▸ **YOUR OBJECTIVE**
Work out how many lines hold "seaborn". Give the number and nothing else.

:::

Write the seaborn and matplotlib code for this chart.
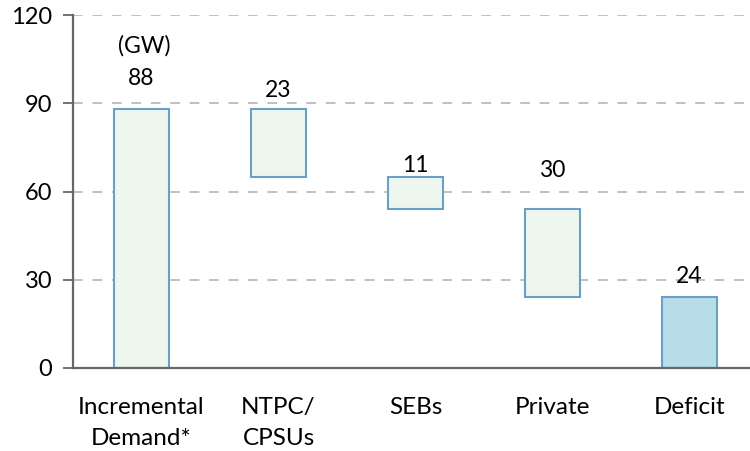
import matplotlib
matplotlib.use("Agg")
import matplotlib.pyplot as plt
import seaborn as sns
import pandas as pd

# ---- data ----
categories = ["Incremental\nDemand*", "NTPC/\nCPSUs", "SEBs", "Private", "Deficit"]
values = [88, 23, 11, 30, 24]
kinds = ["total", "decrease", "decrease", "decrease", "total"]
y_ticks = [0, 30, 60, 90, 120]
unit_label = "(GW)"

# ---- waterfall geometry from data ----
bottoms = []
level = 0
for v, k in zip(values, kinds):
    if k == "total":
        bottoms.append(0)
        level = v
    else:
        level -= v
        bottoms.append(level)
tops = [b + v for b, v in zip(bottoms, values)]
df = pd.DataFrame({"category": categories, "value": values})

# ---- style ----
sns.set_theme(style="white")
plt.rcParams["font.family"] = ["Lato", "DejaVu Sans"]
green_fill = "#EEF7EE"
deficit_fill = "#B7DDE8"
edge_col = "#6A9FC8"
spine_col = "#666666"
grid_col = "#C0C0C0"
label_offsets_pt = [22, 13.7, 8.4, 27.8, 14.9]  # vertical offsets of value labels
unit_offset_pt = 45.6

fig = plt.figure(figsize=(7.5, 4.51), dpi=100)
ax = fig.add_axes([73 / 750, 83 / 451, 677 / 750, (368 - 15.3) / 451])

sns.barplot(data=df, x="category", y="value", order=categories, ax=ax,
            color=green_fill, edgecolor=edge_col, linewidth=1.5, width=0.40,
            bottom=bottoms, saturation=1, errorbar=None, zorder=3)
for p in ax.patches:
    p.set_facecolor(green_fill)
for p in ax.patches[-1:]:
    p.set_facecolor(deficit_fill)

ax.set_yticks(y_ticks)
ax.set_yticklabels([str(t) for t in y_ticks], fontsize=17, color="#000000")

# gridlines
for t in y_ticks[1:]:
    ax.axhline(t, color=grid_col, lw=1.4, ls=(0, (5, 5)), zorder=1)

# x ticks: labels at centers, tick marks at boundaries
ax.set_xticks(range(len(categories)))
ax.set_xticklabels(categories, fontsize=17.5, color="#000000", linespacing=1.6)
ax.set_xticks([i - 0.5 for i in range(len(categories) + 1)], minor=True)
ax.tick_params(axis="x", which="major", length=0, pad=21)
ax.tick_params(axis="x", which="minor", length=7, width=1.3, color=spine_col, direction="out")
ax.tick_params(axis="y", which="major", length=7, width=1.3, color=spine_col, direction="out", pad=8, left=True)
ax.set_xlabel("")
ax.set_ylabel("")

ax.set_ylim(0, 120)
ax.set_xlim(-0.5, -0.5 + 677 / 137)

for s in ["top", "right"]:
    ax.spines[s].set_visible(False)
for s in ["left", "bottom"]:
    ax.spines[s].set_color(spine_col)
    ax.spines[s].set_linewidth(1.6)
    ax.spines[s].set_zorder(4)

# value labels
for i, (v, t, off) in enumerate(zip(values, tops, label_offsets_pt)):
    ax.annotate(str(v), xy=(i, t), xytext=(0, off), textcoords="offset points",
                ha="center", va="center", fontsize=16.5, color="#000000")
ax.annotate(unit_label, xy=(0, tops[0]), xytext=(2, unit_offset_pt), textcoords="offset points",
            ha="center", va="center", fontsize=16.5, color="#000000")

fig.savefig("out.png", dpi=100)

:::

▸ **TASK RESULT**
2